Social media and policing

Northrop said one of the changes he has noticed throughout his career is more use of technology and social media.

"When I first started, we had a little squad box, and we wore our radios ...," Northrop said. "(Social media) is where the communication is. I call my kids, and they don’t answer their phone, and I get a text asking, ‘What do you want?’ Well, I want them to answer their phone. I want to talk to them, not text. But that’s what’s happening, so as we get into recruiting for law enforcement, those are the things we have to look at as far as what to do to market this profession, because it is coming down to that."

Northrop said he’s noticed fewer younger people interested in entering law enforcement.

"We don’t have the number of applicants we had in the past," Northrop said. "I don’t know if it’s because of the anti-police aspect. There are a lot of things the state requires as far as the amount of credits with an associate’s degree to get into the profession. A lot of kids who go into college may have ambitions to be a police officer or get into civil service, but when you look at the private sector there are more opportunities."

Early years

Before going into law enforcement, Northrop worked at Bergner’s Shoes in Beloit.

He later was offered a manager’s position at Freeman’s Shoes in Skokie, Illinois. However, around that time, he also was offered a job with the Beloit Police Department.

"My wife and I went down (to Skokie) to look at the store, and she cried all the way down there and all the way back because she didn’t want to move to Skokie, but at the time it was good money and it was a beautiful store," Northrop said. "That was on a Tuesday. I was supposed to let them know on Wednesday if I wanted to take the position.

"Wednesday morning, I got a call from the Beloit Police Department, because I had put in an application and went through the training process and I was on a list. They called and asked if I was still interested. So, I called my wife and I said, ‘Do you want to move to Skokie or stay home, because I was offered a police officer position with the Beloit Police Department.’ She said, ‘I don’t want you to be a cop but I don’t want to move to Skokie,’ so I ended up putting in for the police officer position. My start date was Oct. 31, so I always call my police uniform my Halloween costume."

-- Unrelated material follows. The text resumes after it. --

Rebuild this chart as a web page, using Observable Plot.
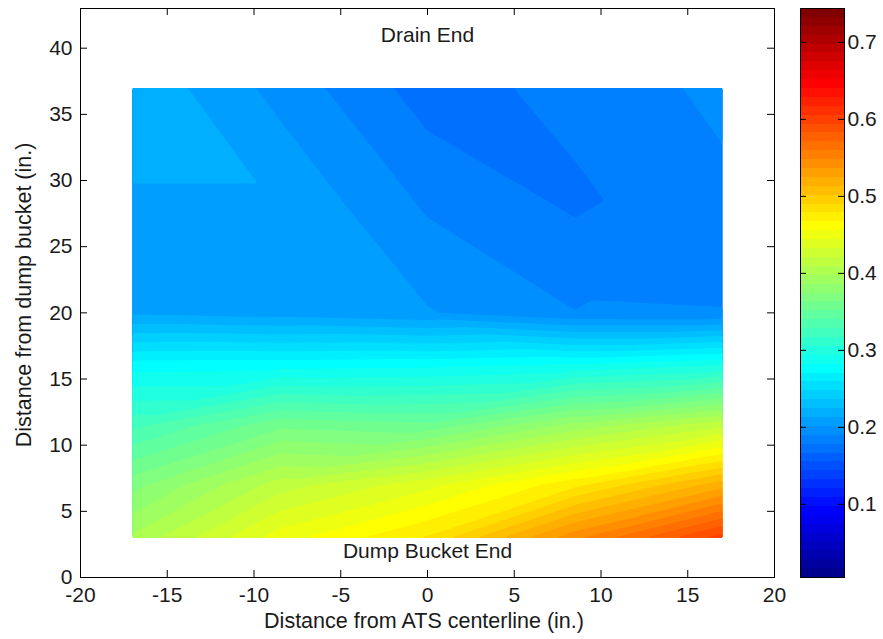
<!DOCTYPE html>
<html>
<head>
<meta charset="utf-8">
<script src="https://cdn.jsdelivr.net/npm/d3@7"></script>
<script src="https://cdn.jsdelivr.net/npm/@observablehq/plot@0.6"></script>
<style>
  body { margin: 0; background: #fff; }
  #chart { position: relative; width: 883px; height: 639px; }
  #chart svg { position: absolute; left: 0; top: 0; }
</style>
</head>
<body>
<div id="chart"></div>
<script>
// Measurement grid (inches): columns across the ATS centerline, rows from the dump bucket
const colsX = [-17, -8.5, 0, 8.5, 17];
const rowsY = [3, 7, 11.5, 16, 20, 28.5, 37];

// Measured values, one list per row (left to right)
const row03 = [0.400, 0.450, 0.480, 0.545, 0.600];
const row07 = [0.370, 0.415, 0.440, 0.475, 0.520];
const row11 = [0.325, 0.360, 0.355, 0.390, 0.418];
const row16 = [0.277, 0.278, 0.280, 0.285, 0.295];
const row20 = [0.2106, 0.2071, 0.2022, 0.1901, 0.1899];
const row28 = [0.2112, 0.2112, 0.1875, 0.1760, 0.1870];
const row37 = [0.2221, 0.1973, 0.1725, 0.1823, 0.1925];
const rows = [row03, row07, row11, row16, row20, row28, row37];

// Axis ticks and labels
const xTicks = [-20, -15, -10, -5, 0, 5, 10, 15, 20];
const yTicks = [0, 5, 10, 15, 20, 25, 30, 35, 40];
const cbTicks = [0.1, 0.2, 0.3, 0.4, 0.5, 0.6, 0.7];
const xLabel = "Distance from ATS centerline (in.)";
const yLabel = "Distance from dump bucket (in.)";
const notes = [
  {x: 0, y: 41, text: "Drain End"},
  {x: 0, y: 2, text: "Dump Bucket End"}
];

// Colour limits; contour levels sit on the colormap's 64 steps
const cmin = 0.005, cmax = 0.744;
const nColors = 64;
const step = (cmax - cmin) / nColors;
const levels = d3.range(14, 53).map(k => cmin + k * step);

// MATLAB-style 64-entry jet colormap
function jetU(j) { return j <= 16 ? j / 16 : j <= 31 ? 1 : (48 - j) / 16; }
function jet(t) {
  const k = Math.max(1, Math.min(64, Math.floor(t * 64 + 1e-9) + 1));
  const r = k >= 25 ? jetU(k - 24) : 0;
  const g = k >= 9 && k <= 55 ? jetU(k - 8) : 0;
  const b = k <= 39 ? jetU(k + 8) : 0;
  return `rgb(${Math.round(r * 255)},${Math.round(g * 255)},${Math.round(b * 255)})`;
}
const colorScale = {type: "linear", domain: [cmin, cmax], interpolate: jet};

// Grid nodes as records
const points = rowsY.flatMap((y, r) => colsX.map((x, c) => ({x, y, v: rows[r][c]})));

// Linear interpolation over the grid, each cell split into two triangles
// along the diagonal whose end values agree best
function locate(p, q) {
  const n = p.length;
  const asc = p[n - 1] > p[0];
  for (let s = 0; s < n - 1; ++s) {
    const a = p[s], b = p[s + 1];
    if ((asc ? q <= b : q >= b) || s === n - 2) {
      const t = (q - a) / (b - a);
      return [s, Math.max(0, Math.min(1, t))];
    }
  }
  return [0, 0];
}
function triangulated(index, w, h, X, Y, V) {
  const nc = colsX.length, nr = rowsY.length;
  const px = d3.range(nc).map(c => X[index[c]]);
  const py = d3.range(nr).map(r => Y[index[r * nc]]);
  const val = (r, c) => V[index[r * nc + c]];
  const out = new Float64Array(w * h);
  const cx = d3.range(w).map(i => locate(px, i + 0.5));
  for (let j = 0; j < h; ++j) {
    const [r, ty] = locate(py, j + 0.5);
    for (let i = 0; i < w; ++i) {
      const [c, tx] = cx[i];
      const a = val(r, c), b = val(r, c + 1), d = val(r + 1, c), e = val(r + 1, c + 1);
      let v;
      if (Math.abs(a - e) <= Math.abs(b - d)) {
        v = tx >= ty ? a + tx * (b - a) + ty * (e - b) : a + ty * (d - a) + tx * (e - d);
      } else {
        v = tx + ty <= 1 ? a + tx * (b - a) + ty * (d - a) : e + (1 - tx) * (d - e) + (1 - ty) * (b - e);
      }
      out[j * w + i] = v;
    }
  }
  return out;
}

const W = 883, H = 639;
const fL = 80, fR = 774, fT = 8, fB = 577;
const tick = 7;
const style = {
  fontFamily: '"Liberation Sans", Arial, Helvetica, sans-serif',
  fontSize: "21px",
  color: "#1a1a1a",
  background: "transparent",
  overflow: "visible"
};

const main = Plot.plot({
  width: W, height: H,
  marginLeft: fL, marginRight: W - fR, marginTop: fT, marginBottom: H - fB,
  style,
  x: {domain: [-20, 20]},
  y: {domain: [0, 43]},
  color: colorScale,
  marks: [
    Plot.contour(points, {
      x: "x", y: "y", fill: "v",
      interpolate: triangulated, thresholds: levels,
      x1: -17, x2: 17, y1: 3, y2: 37,
      stroke: "none"
    }),
    Plot.ruleX(xTicks, {x: d => d, insetTop: (fB - fT) - tick, stroke: "#000"}),
    Plot.ruleX(xTicks, {x: d => d, insetBottom: (fB - fT) - tick, stroke: "#000"}),
    Plot.ruleY(yTicks, {y: d => d, insetRight: (fR - fL) - tick, stroke: "#000"}),
    Plot.ruleY(yTicks, {y: d => d, insetLeft: (fR - fL) - tick, stroke: "#000"}),
    Plot.frame({stroke: "#000"}),
    Plot.axisX(xTicks, {tickSize: 0, tickPadding: 10, tickFormat: d => String(d), label: null}),
    Plot.axisY(yTicks, {tickSize: 0, tickPadding: 8, tickFormat: d => String(d), label: null}),
    Plot.text(notes, {x: "x", y: "y", text: "text", lineAnchor: "middle", textAnchor: "middle"}),
    Plot.text([xLabel], {text: d => d, frameAnchor: "bottom", dy: 44, dx: -3.5, fontSize: 21.5, lineAnchor: "middle", textAnchor: "middle"}),
    Plot.text([yLabel], {text: d => d, frameAnchor: "left", dx: -56, dy: 2, fontSize: 21.5, rotate: -90, lineAnchor: "middle", textAnchor: "middle"})
  ]
});

// Colour bar: one band per colormap entry
const cbL = 800, cbR = 844;
const bands = d3.range(nColors).map(k => ({lo: cmin + k * step, hi: cmin + (k + 1) * step, mid: cmin + (k + 0.5) * step}));
const cbTick = 6;

const bar = Plot.plot({
  width: W, height: H,
  marginLeft: cbL, marginRight: W - cbR, marginTop: fT, marginBottom: H - fB,
  style,
  x: {domain: [0, 1], axis: null},
  y: {domain: [cmin, cmax], axis: null},
  color: colorScale,
  marks: [
    Plot.rect(bands, {y1: "lo", y2: "hi", fill: "mid", shapeRendering: "crispEdges"}),
    Plot.ruleY(cbTicks, {y: d => d, insetRight: (cbR - cbL) - cbTick, stroke: "#000"}),
    Plot.ruleY(cbTicks, {y: d => d, insetLeft: (cbR - cbL) - cbTick, stroke: "#000"}),
    Plot.frame({stroke: "#000"}),
    Plot.axisY(cbTicks, {anchor: "right", tickSize: 0, tickPadding: 3, tickFormat: d => d.toFixed(1), label: null})
  ]
});

const chart = document.getElementById("chart");
chart.append(main, bar);
</script>
</body>
</html>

Northrop and his wife, Tammy, have been married more than 30 years.

The couple have three adult children, Stacy, Thomas and Brooke. Thomas works as an officer for the Janesville Police Department.

Northrop also enjoys hunting, fishing and other outdoor activities.

"I’m more of an outdoors type of person," Northrop said. "That’s what I do as far as my spare time. I don’t know how much of that I’m going to have now. It’s going to be a challenge, but I’m pretty excited about working for these guys."